Portos: o rescaldo pedagógico

A votação da MP dos Portos aconteceu na última semana. A matéria foi discutida e rediscutida. A briga entre governo e oposição, idem. Todavia, o episódio não é pauta vencida. Passados alguns dias e serenados os ânimos das disputas, é preciso analisar com mais calma o que se passou em nossa República durante esse processo. Trata-se de uma experiência que não pode acabar com o simples resultado do painel. Ela tem bem mais a evidenciar.
Acompanhamos a gritante demonstração de algumas das principais contradições das nossas instituições e dos seus sistemas. Tivemos grandes exemplos de tudo o que não devemos mais reproduzir em nosso cotidiano. O Brasil viu um desfile de mazelas que, mais do que pessoas ou governos, diz com o desenho das regras do jogo que comandam a nossa política.
A primeira aberração é o próprio instituto da medida provisória. Criado para ser usado em casos extremos, virou regra no cotidiano nacional. O Executivo, já sobejo em poder e recursos, sai a fazer um papel que não lhe pertence. Que fere o equilíbrio entre os poderes e usurpa a representatividade do parlamento. E não é algo de agora, senão que uma prática naturalizada há muitos governos – sem uma contundente reação do Legislativo.
Outra reiterada constatação: o Congresso não consegue responder, em uma velocidade plausível, às demandas da nação. Além disso, mais uma vez, o voto foi utilizado para viabilizar a liberação de emendas individuais. A falta de pudor chegou aos microfones, com pedidos explícitos de “carinho”. O clientelismo e o fisiologismo se revelaram em suas mais diferentes facetas.
A ação de lobistas também foi sentida, tanto que havia esforços para transformar a MP num monstrengo e inviabilizá-la. Não há nada de errado em exercer pressão, mas não pode ser de maneira sorrateira por quem tem interesse direto no negócio. Ficou claro, mais uma vez, que o Brasil precisa caminhar para uma regulamentação que ordene esse tipo de pressão, algo que já existe em diversos lugares do mundo.
O corporativismo foi outra força que se mostrou novamente. Não para postular legítimos direitos trabalhistas, mas para tentar passar certos privilégios absurdos em favor de categorias profissionais. Isso faz pensar sobre o sistema de votos no Brasil, que costuma dar vantagem a quem defende grupos corporativos ou econômicos.

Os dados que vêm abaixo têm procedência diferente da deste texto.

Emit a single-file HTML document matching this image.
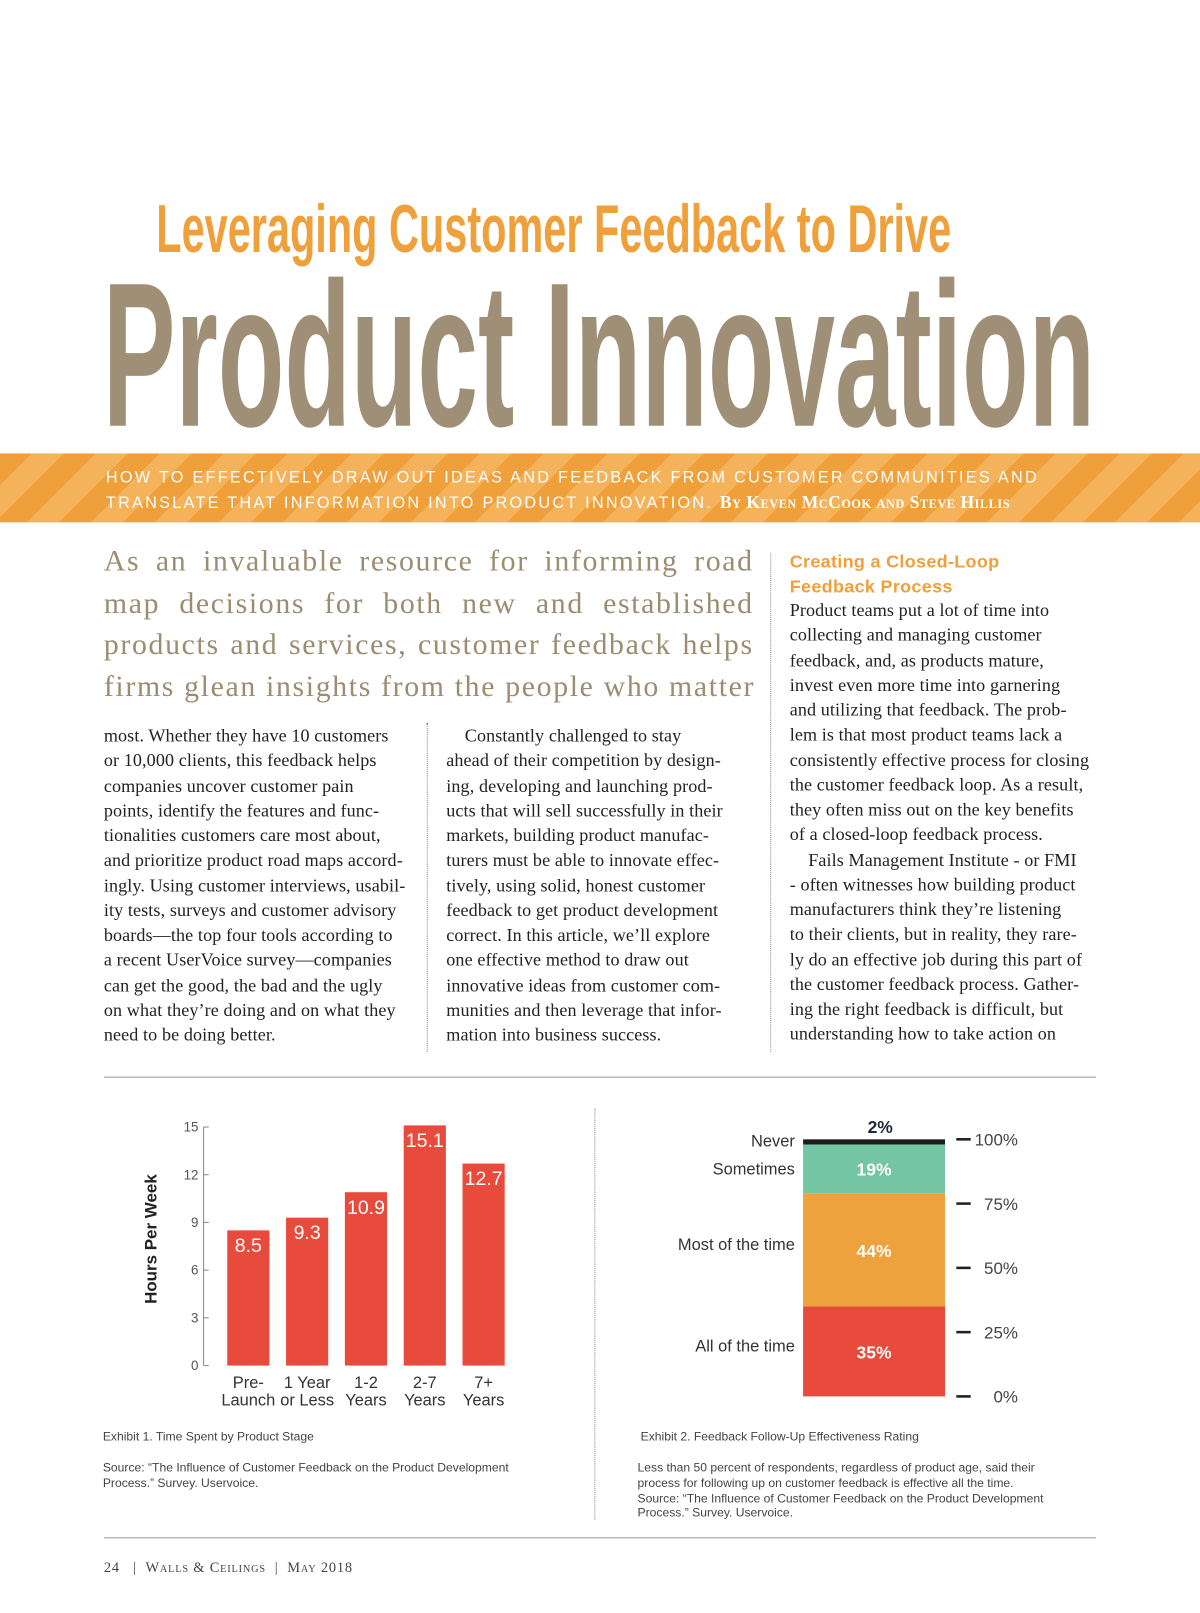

A MP dos Portos colocava sobre a mesa do Congresso Nacional um tema importantíssimo, ligado a um dos principais gargalos da nossa infraestrutura. Porém, para além do seu mérito, evidenciou ainda mais nossos problemas institucionais e algumas lamentáveis posturas pessoais e políticas. O rescaldo disso tudo precisa ser pedagógico sobre o tipo de país que queremos – e não queremos – pela frente.